Heavy Rolls and Horsecock Sandwiches
By: Garland Davis
Everyone who reads the crap I write may not have had the absolute pleasure of riding out a typhoon in the South China Sea in an Ocean Going Tug, A Forrest Sherman class destroyer, or a top heavy Fast Frigate. This sort of paints a picture of the way it was.
There is not an amusement park ride that comes anywhere close to riding into the seas with swells breaking over the signal bridge. If you like a pitching gyration insane motion, you get it big time riding out a typhoon. Unlike the thrill park rides, it doesn’t cost a lot and lasts a long, long, long time.
There are foam-capped swells the size of skyscrapers that bounce a ship around like a flea on the ass of a belly dancer. The pleasure of being damn near beat to death by bouncing from bulkhead to bulkhead trying to dodge valve wheels, valve stems and each other is one that airdales and bubbleheads seldom experience.
There is majesty to heavy seas. It is almost impossible to witness the raw power of heavy seas and not wonder if there is a greater power controlling everything. Only a Deity should wield and control that much power.
One minute you are climbing an enormous swell with bow pointed skyward and the next the bow is submerging and the water is smashing over the bridge. “Ride ‘em Cowboy. Put another quarter in Mama, I want to ride it again.” It repeats and repeats, accompanied by lateral motions, figure eight stern gyrations, and little jerks and vibrations thrown in by the Devil just for the hell of it.
Inside the ship, grown men are tossed and stagger around like drunks, forgotten booty falls out of overhead hiding places and the meals become an endless succession of fucking Horsecock sandwiches and coffee or bug juice.
The lyrics of an old song tell it well: “Oh, it’s roll and toss, And pound and pitch, And creak and groan, You rusty son of a bitch. Oh, boy, it’s a hell of a life on a destroyer.”
Your God Damn fillings get loose in your teeth, you lose your watch, your smokes go flying, guys shoot their lunch, roaches do flips out of the overhead, the cooks are cussing, and guys in their racks dying to take a piss ask themselves, “Do I really want to work my way to the head to watch some son of a bitch puke while I attempt to piss in a moving target?”
Suddenly, over the 1MC comes, “Now stand by for heavy rolls to port.”
Do we really have a fuckin’ choice? Are heavy rolls to port different from what we have experienced for the last day and a half? Did I miss something? Is there still shit in the overhead that needs to hit me in the head?
Actually, all that “Heavy Rolls to port” means that all the stuff that flew by you in one direction will be coming back and putting knots on your head from the other side.
“Supper for the crew. Watch reliefs to the head of the line.”
“Hey Bill, do you think it is Horsecock and cheese sandwiches again?”

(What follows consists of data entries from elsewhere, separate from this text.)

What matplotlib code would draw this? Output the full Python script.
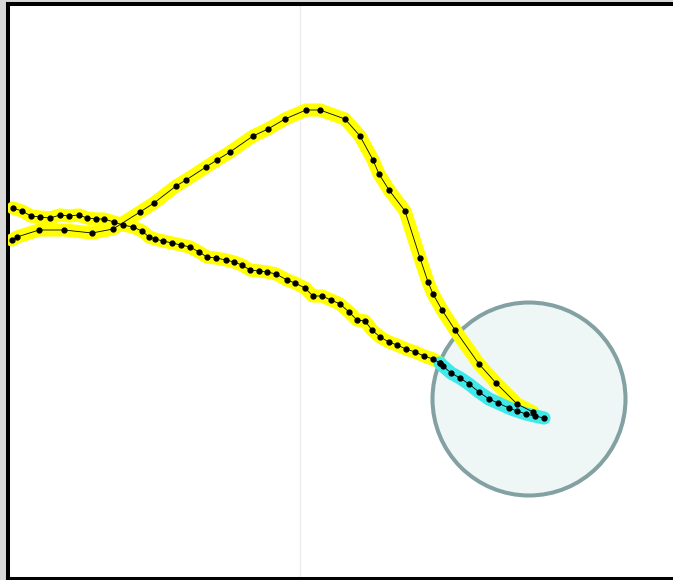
import matplotlib
matplotlib.use("Agg")
from matplotlib import pyplot as plt
from matplotlib.patches import Circle

# path coordinates (pixel units, y downwards)
track_a_x = [12, 17, 39, 64, 92, 113, 140, 154, 176, 186, 206, 217, 230, 253, 268, 285,
             306, 320, 345, 360, 373, 379, 389, 405, 420, 428, 433, 442, 455, 479, 496, 517, 533]
track_a_y = [240, 237, 230, 230, 233, 229, 212, 203, 186, 180, 167, 160, 152, 136, 129, 119,
             110, 110, 119, 136, 160, 174, 190, 211, 258, 282, 294, 310, 330, 364, 383, 404, 412]

track_b_x = [13, 22, 31, 40, 50, 60, 69, 79, 87, 96, 104, 114, 123, 133, 142, 149, 155, 163,
             172, 181, 190, 199, 207, 216, 226, 234, 242, 250, 259, 267, 276, 287, 295, 305,
             313, 322, 331, 340, 349, 357, 365, 372, 380, 389, 397, 406, 415, 424, 433, 440]
track_b_y = [208, 211, 216, 217, 218, 215, 216, 215, 218, 219, 219, 222, 225, 227, 231, 237, 239, 241,
             243, 245, 247, 252, 257, 258, 260, 262, 265, 270, 271, 272, 274, 280, 283, 288,
             296, 296, 300, 304, 312, 320, 321, 330, 337, 342, 345, 349, 352, 356, 359, 363]

sel_x = [440, 443, 451, 460, 469, 479, 489, 498, 509, 517, 526, 535, 544]
sel_y = [363, 366, 373, 378, 384, 392, 399, 403, 408, 411, 414, 416, 418]

zone_center = (529, 399)
zone_radius = 96.5
divider_x = 300

fig = plt.figure(figsize=(6.73, 5.80), dpi=100)
fig.patch.set_facecolor("#d9d9d9")
ax = fig.add_axes([8 / 673, 1 / 580, 1 - 8 / 673, 575 / 580])
ax.set_facecolor("white")
ax.set_xlim(8, 673)
ax.set_ylim(579, 4)
ax.set_xticks([])
ax.set_yticks([])
for side in ["left", "top", "bottom"]:
    ax.spines[side].set_linewidth(2.9)
    ax.spines[side].set_color("black")
ax.spines["right"].set_visible(False)

ax.axvline(divider_x, color="#ececec", lw=0.9, zorder=1)

ax.add_patch(Circle(zone_center, zone_radius, facecolor="#eef6f6",
                    edgecolor="#83a0a2", lw=2.9, zorder=2))

glow = dict(solid_capstyle="round", solid_joinstyle="round", zorder=3)
ax.plot(track_a_x, track_a_y, color="#ffff00", lw=9.5, **glow)
ax.plot(track_b_x, track_b_y, color="#ffff00", lw=9.5, **glow)
ax.plot(sel_x, sel_y, color="#3fe9e9", lw=9.5, **glow)

for xs, ys in [(track_a_x, track_a_y), (track_b_x, track_b_y), (sel_x, sel_y)]:
    ax.plot(xs, ys, color="black", lw=0.6, marker="o", ms=3.5, zorder=4)

fig.savefig("out.png", dpi=100, facecolor=fig.get_facecolor())
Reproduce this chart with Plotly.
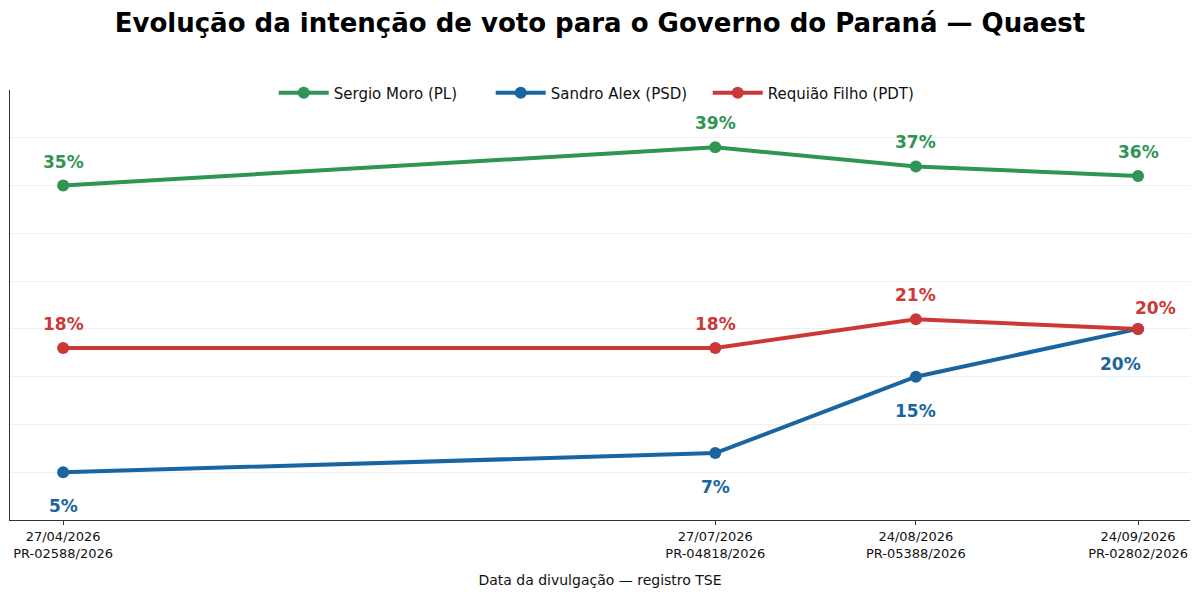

“Does a hobbyhorse have a wooden dick?”
“Hey you guys, you ought to go back to after steering and listen to the rudder slamming. Son of a bitch is going nuts. Who has the helm?”
“I got it next watch.”
“Not me, I am going to strike for Mess Deck Master at Arms and sit in the Mess Deck eating Horsecock and cheese sandwiches.”
“How the fuck did I end up in the Navy? Nobody said anything about a seagoing puke barge.”
“You know you love it Davy, where else could a hillbilly like you from North Carolina with an IQ of a cockroach get rich baking bread for horsecock and cheese sandwiches and throwing the leftovers in the Pacific Ocean for a living.
And so it went, on and on. Stuff banging around in lockers, water sloshing around in the galley and heads, dishes and mess gear rattling around, the acrid smell of gastric juices and puked up horsecock and cheese mixed with last night’s coffee and bug juice.
Sailors stumbling around bouncing off bulkheads, stumbling over watertight doorsills. Already eighteen years old and finding out that the guy at the recruiting office who promised a life of wonder and adventure was a lying, airdale, shore duty son of a bitch.